Qui aurait osé dans l’école élever la voix contre cet anathème ? qui se serait permis d’étudier cette soi-disant architecture ? La vue de tels monumens ne passait pas seulement pour inutile, on la croyait pernicieuse, et si par hasard quelque artiste moins timoré que ses confrères, trouvant une vieille église sur son chemin, s’avisait de ne pas détourner les yeux, s’il en admirait certaines parties, s’il osait même en crayonner quelques souvenirs, sa foi n’en était pas ébranlée, car ce n’était pas l’examen d’un monument isolé, c’était la comparaison laborieuse et réfléchie d’un grand nombre de monumens qui seule aurait pu l’éclairer et lui faire apercevoir dans ce prétendu chaos un principe d’ordre et de classification. Or, les plus téméraires n’auraient jamais alors entrepris pareil travail. Il est donc probable que, pendant long-temps encore, nos architectes auraient jugé les monumens du moyen-âge sans les connaître, et que l’impossibilité de les classer fût demeurée proverbiale, si quelques hommes étrangers à la pratique de l’art, de simples amateurs, sans préjugés d’école, sans doctrines traditionnelles, n’obéissant qu’à leur propre sentiment, à l’amour des belles choses et à un certain attrait de curiosité, ne s’étaient mis à la recherche de ces monumens, et après en avoir beaucoup contemplé, beaucoup comparé, n’avaient senti le besoin de se rendre compte de leurs impressions et d’analyser ce qu’ils avaient vu.
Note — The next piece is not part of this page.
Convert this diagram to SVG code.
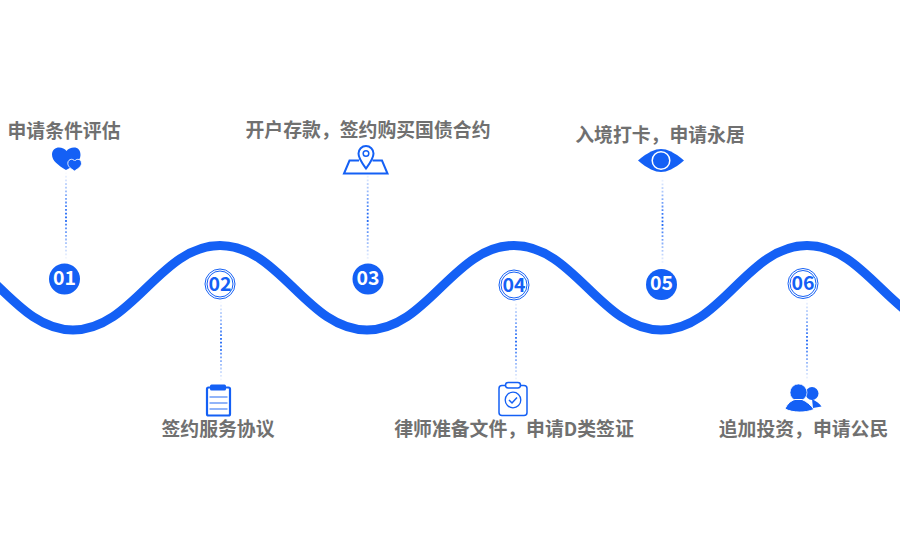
<svg xmlns="http://www.w3.org/2000/svg" width="900" height="550" viewBox="0 0 900 550">
<style>
.l{font-family:"Noto Sans CJK SC","Noto Sans",sans-serif;font-weight:700;font-size:18.85px;fill:#707070;text-anchor:middle}
.n{font-family:"Noto Sans CJK SC","Noto Sans",sans-serif;font-weight:700;font-size:19.500px;text-anchor:middle}
.w{fill:#fff}.b{fill:#1460f5}
.o{fill:none;stroke:#1460f5}
.d{fill:none;stroke-width:1.8;stroke-dasharray:1.800 1.900}
</style>
<defs>
<linearGradient id="g1" gradientUnits="userSpaceOnUse" x1="0" y1="0" x2="0" y2="1"><stop offset="0" stop-color="#1460f5" stop-opacity="0"/><stop offset=".5" stop-color="#1460f5"/><stop offset="1" stop-color="#1460f5" stop-opacity="0"/></linearGradient>
<linearGradient id="ga" href="#g1" y1="172" y2="260"/>
<linearGradient id="gb" href="#g1" y1="301" y2="382"/>
<linearGradient id="gc" href="#g1" y1="172" y2="262"/>
<linearGradient id="gd" href="#g1" y1="300" y2="382"/>
<linearGradient id="ge" href="#g1" y1="176" y2="266"/>
<linearGradient id="gf" href="#g1" y1="299" y2="382"/>
</defs>
<g id="connectors">
<path id="wave" fill="none" stroke="#1460f5" stroke-width="9" d="M-74 245.500C-14 245.500 13 330 73 330C133 330 160 245.500 220 245.500C280 245.500 307 330 367 330C427 330 454 245.500 514 245.500C574 245.500 601 330 661 330C721 330 747 245.500 807 245.500C867 245.500 894 330 954 330"/>
<path class="d" stroke="url(#ga)" d="M66 172V260"/>
<path class="d" stroke="url(#gb)" d="M221 301V382"/>
<path class="d" stroke="url(#gc)" d="M367.700 172V262"/>
<path class="d" stroke="url(#gd)" d="M516 300V382"/>
<path class="d" stroke="url(#ge)" d="M662.500 176V266"/>
<path class="d" stroke="url(#gf)" d="M807 299V382"/>
</g>
<g id="node1">
<text class="l" x="64" y="137.500">申请条件评估</text>
<path class="b" d="M66 170C58 165 52 161 52 154.500C52 150 55.500 147.500 59 147.500C62 147.500 65 149 66.500 151C68 149 71 147.500 74 147.500C78 147.500 80.500 150 80.500 155C80.500 161 74 166 66 170Z"/>
<path class="b" stroke="#fff" stroke-width=".9" d="M74.500 171C71 168.800 67.800 166.500 67.800 163.300C67.800 160.800 69.700 159.300 71.500 159.300C72.800 159.300 74 160 74.700 161C75.400 160 76.600 159.300 77.900 159.300C79.700 159.300 81.500 160.800 81.500 163.300C81.500 166.500 78 168.800 74.500 171Z"/>
<circle class="b" cx="64.500" cy="279" r="15.500"/>
<text class="n w" x="64.500" y="284.500">01</text>
</g>
<g id="node2">
<circle cx="220" cy="284" r="15" fill="#fff" stroke="#1460f5"/>
<circle class="o" cx="220" cy="284" r="13"/>
<text class="n b" x="220" y="290.500">02</text>
<rect x="207" y="387.500" width="23" height="28" rx="1.500" fill="#fff" stroke="#1460f5" stroke-width="2.200"/>
<rect class="b" x="210" y="384.500" width="16" height="6" rx="1.500"/>
<path d="M209.500 397H227.500M209.500 403H227.500M209.500 409H227.500" stroke="#6d9cf8" stroke-width="1.500" fill="none"/>
<text class="l" x="218" y="436">签约服务协议</text>
</g>
<g id="node3">
<text class="l" x="368" y="136.500">开户存款，签约购买国债合约</text>
<path class="o" stroke-width="2" d="M359 160.500H349.500L344 173.500H387.500L382 160.500H372.500"/>
<path d="M366 168.500C362 163 358.500 158.500 358.500 153.500A7.500 7.500 0 0 1 373.500 153.500C373.500 158.500 370 163 366 168.500Z" fill="#fff" stroke="#1460f5" stroke-width="2"/>
<circle class="o" cx="366" cy="153.500" r="2.800" stroke-width="1.500"/>
<circle class="b" cx="368" cy="279" r="15.500"/>
<text class="n w" x="368" y="284.500">03</text>
</g>
<g id="node4">
<circle cx="514" cy="285" r="15" fill="#fff" stroke="#1460f5"/>
<circle class="o" cx="514" cy="285" r="13"/>
<text class="n b" x="514" y="291.500">04</text>
<rect class="o" x="499" y="385.500" width="28" height="30" rx="3" stroke-width="1.500"/>
<rect x="505.500" y="382.500" width="15" height="5.500" rx="2.700" fill="#fff" stroke="#1460f5" stroke-width="1.500"/>
<circle class="o" cx="513" cy="400" r="7.800" stroke-width="1.300"/>
<path class="o" stroke-width="1.500" d="M509 400L512 403L517 397.500"/>
<text class="l" x="514" y="436">律师准备文件，申请D类签证</text>
</g>
<g id="node5">
<text class="l" x="660" y="141.500">入境打卡，申请永居</text>
<path class="b" d="M638 160.500C648 152 655 149 661 149C667 149 674 152 684 160.500C674 169 667 172 661 172C655 172 648 169 638 160.500Z"/>
<circle cx="661" cy="160.500" r="8.800" fill="none" stroke="#fff" stroke-width="1.500"/>
<circle class="b" cx="661.500" cy="284.500" r="15.500"/>
<text class="n w" x="661.500" y="290">05</text>
</g>
<g id="node6">
<circle cx="803" cy="283.500" r="15" fill="#fff" stroke="#1460f5"/>
<circle class="o" cx="803" cy="283.500" r="13"/>
<text class="n b" x="803" y="290">06</text>
<circle class="b" cx="812" cy="393.500" r="6.500"/>
<path class="b" d="M812 399C816 401 820 404 821.500 406.500L813 408Z"/>
<circle class="b" cx="798.500" cy="392.500" r="8.500" stroke="#fff" stroke-width=".7"/>
<path class="b" stroke="#fff" stroke-width="1" d="M785 409C787 404 791 400.500 795 399.500L802 399.500C806 401 811 405 814 409.500C805 413 793 413 785 409Z"/>
<text class="l" x="803.500" y="436">追加投资，申请公民</text>
</g>
</svg>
Ils ne tardèrent pas à reconnaître que, dans les innombrables élémens dont cette architecture se compose, la confusion et l’irrégularité sont surtout apparentes, et que, pour peu qu’on les regarde avec attention, il est impossible de n’être pas frappé de certaines analogies et de certaines différences qui se reproduisent d’une manière constante et régulière. A force de réunir les analogies et d’abstraire les différences, ils parvinrent à établir des divisions générales susceptibles d’être ultérieurement subdivisées et de devenir les cadres d’une classification méthodique. La plus large, la plus complexe de ces divisions, résulta naturellement d’une différence fondamentale dans la forme d’un des membres principaux de l’architecture. Comment ne pas remarquer, en effet, que, parmi tous ces édifices auxquels on applique sans distinction cette dénomination de monumens du moyen-âge,

  1. Dictionnaire historique d’architecture, tome Ier, au mot gothique, p. 670 ; tome II, aux mots ordre, p. 173 ; proportion, p. 317 ; voûte, p. 690.